Mais il fait aussi la chronique des coups d’État militaires en Birmanie et au Soudan et de l’émergence d’hommes forts dans des pays considérés comme des démocraties: Hongrie, Pologne, Brésil, Inde et, jusqu’à il y un peu plus d’un an, États-Unis.
Hanté par le 6 janvier
Pour Kenneth Roth, un ancien procureur fédéral américain, la démocratie dans son pays d’origine «reste clairement menacée aujourd’hui», même si Donald Trump et ses partisans ont échoué dans leur tentative d’empêcher Joe Biden, légitimement élu, de prendre la présidence.
Il craint que l’assaut donné au Capitole le 6 janvier 2020 et repoussé de justesse, ne soit que «le début» et qu’«un effort bien plus sophistiqué soit en cours avec pour objectif la prochaine présidentielle», en 2024. «Il est urgent de défendre la démocratie aux États-Unis», juge l’homme qui dirige HRW depuis 1993. Pour autant, il «ne partage pas l’idée reçue selon laquelle l’autoritarisme avance et la démocratie recule», jugeant qu’un certain nombre d’autocrates dans le monde sont dans une position de plus en plus vulnérable.
Que ce soit à cause de vastes coalitions de partis qui s’allient pour chasser «des autocrates corrompus» comme en République tchèque et en Israël ou des manifestations massives et répétées qui bousculent les juntes en Birmanie et au Soudan, malgré un danger parfois mortel.
«Il y a un combat en cours et une résistance très forte contre ceux qui veulent réimposer ou perpétuer l’autoritarisme», selon Kenneth Roth. Ces oppositions ont forcé les hommes forts à tomber le masque et abandonner les oripeaux de démocratie comme en Russie, en Ouganda, à Hong Kong et au Nicaragua.
«Élections zombies»
Mais les «élections zombies» organisées après avoir éradiqué l’opposition, muselé les médias et interdit toute manifestation d’opposants, ne confèrent «pas la légitimité» que ces régimes recherchaient. Et les manœuvres autoritaires ainsi mises à nu peuvent donner un levier aux forces démocratiques, pense Kenneth Roth. Mais, pour l’heure, de trop nombreux dirigeants tenants de la démocratie ne mettent pas assez en valeur ses bienfaits.
«Dans le monde entier, se manifeste une certaine insatisfaction envers les responsables démocratiques, notamment parce que des pans importants des sociétés démocratiques se sentent laissés-pour-compte», poursuit Kenneth Roth, ajoutant qu’«il y a un besoin urgent d’améliorer la gouvernance au sein des démocraties et d’avoir une approche plus cohérente de la défense des droits de l'homme dans le monde».

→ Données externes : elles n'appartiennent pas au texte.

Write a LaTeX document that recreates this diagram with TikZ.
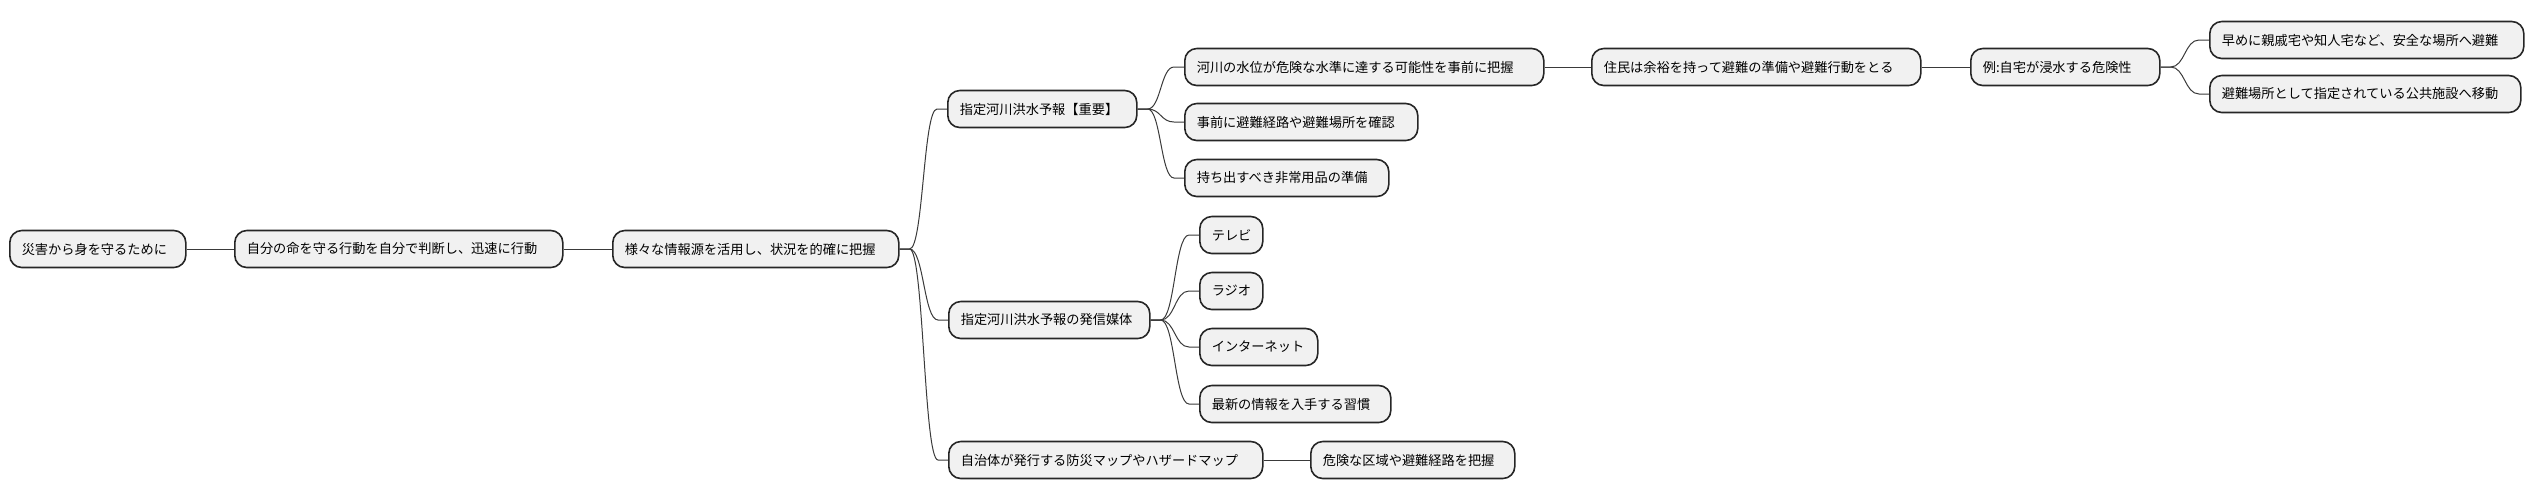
\documentclass[tikz,border=0pt]{standalone}
\usepackage{fontspec}
\newfontfamily\jp{Noto Sans CJK JP}
\usetikzlibrary{calc}
\definecolor{boxfill}{HTML}{F1F1F1}
\definecolor{boxline}{HTML}{262626}
\definecolor{linkline}{HTML}{3A3A3A}
\tikzset{
  box/.style={draw=boxline, fill=boxfill, line width=0.8pt, rounded corners=6pt,
    anchor=west, minimum height=18.5pt, inner xsep=6pt, inner ysep=0pt,
    font=\jp\fontsize{6.6}{8}\selectfont, text=black, align=left},
  link/.style={draw=linkline, line width=0.5pt},
}
\newcommand\boxw[5]{% name, left, right, cy, text
  \node[box, text width={(#3-#2)*0.5pt-12pt}] (#1) at (#2,#4) {#5};}
\newcommand\linkit[2]{%
  \draw[link] let \p1=(#1.east), \p2=(#2.west) in
    (\p1) -- ++(5pt,0) .. controls ({(\x1+\x2)/2},\y1) and ({(\x1+\x2)/2},\y2) .. ($(\p2)+(-5pt,0)$) -- (\p2);}
\newcommand\straight[2]{\draw[link] (#1.east) -- (#2.west);}
\begin{document}
\begin{tikzpicture}[x=0.5pt,y=-0.5pt]
\useasboundingbox (0,0) rectangle (2533,500);
\boxw{n1}{9}{185}{249}{災害から身を守るために}
\boxw{n2}{234}{562}{249}{自分の命を守る行動を自分で判断し、迅速に行動}
\boxw{n3}{612}{898}{249}{様々な情報源を活用し、状況を的確に把握}
\boxw{a}{947}{1136}{109}{指定河川洪水予報【重要】}
\boxw{a1}{1184}{1543}{67}{河川の水位が危険な水準に達する可能性を事前に把握}
\boxw{a2}{1184}{1417}{122}{事前に避難経路や避難場所を確認}
\boxw{a3}{1184}{1388}{178}{持ち出すべき非常用品の準備}
\boxw{ax}{1591}{1920}{67}{住民は余裕を持って避難の準備や避難行動をとる}
\boxw{ay}{1970}{2159}{67}{例:自宅が浸水する危険性}
\boxw{ay1}{2209}{2523}{40}{早めに親戚宅や知人宅など、安全な場所へ避難}
\boxw{ay2}{2209}{2520}{94}{避難場所として指定されている公共施設へ移動}
\boxw{b}{948}{1149}{320}{指定河川洪水予報の発信媒体}
\boxw{b1}{1199}{1262}{235}{テレビ}
\boxw{b2}{1199}{1262}{291}{ラジオ}
\boxw{b3}{1199}{1317}{347}{インターネット}
\boxw{b4}{1199}{1390}{404}{最新の情報を入手する習慣}
\boxw{c}{948}{1262}{460}{自治体が発行する防災マップやハザードマップ}
\boxw{c1}{1310}{1514}{460}{危険な区域や避難経路を把握}
\straight{n1}{n2}
\straight{n2}{n3}
\linkit{n3}{a}
\linkit{n3}{b}
\linkit{n3}{c}
\linkit{a}{a1}
\linkit{a}{a2}
\linkit{a}{a3}
\straight{a1}{ax}
\straight{ax}{ay}
\linkit{ay}{ay1}
\linkit{ay}{ay2}
\linkit{b}{b1}
\linkit{b}{b2}
\linkit{b}{b3}
\linkit{b}{b4}
\straight{c}{c1}
\end{tikzpicture}
\end{document}
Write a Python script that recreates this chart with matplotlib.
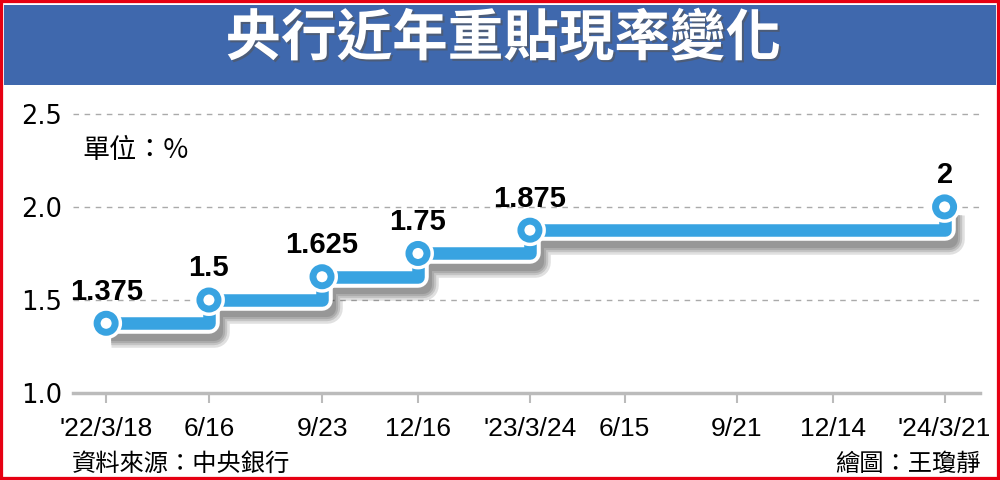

Il a pris l’exemple des États-Unis et des promesses de Joe Biden de mettre les droits de l’homme au cœur de sa diplomatie: si, «à l’inverse de Trump, il ne fait pas les yeux doux à tous les autocrates», il n’en a pas moins largement échoué dans la concrétisation de ses engagements.
Et Kenneth Roth de citer les relations du gouvernement américain actuel «avec des régimes autoritaires amis comme l’Égypte, l’Arabie saoudite, les Émirats arabes unis et Israël». Il reconnaît que Joe Biden et d’autres dirigeants démocratiques «font des petits pas» dans la bonne direction. Mais cette stratégie progressive «n’est pas adaptée aux vastes défis qui se présentent à nous ou in fine pour gagner dans l’épreuve contre l’autoritarisme», met en garde Kenneth Roth.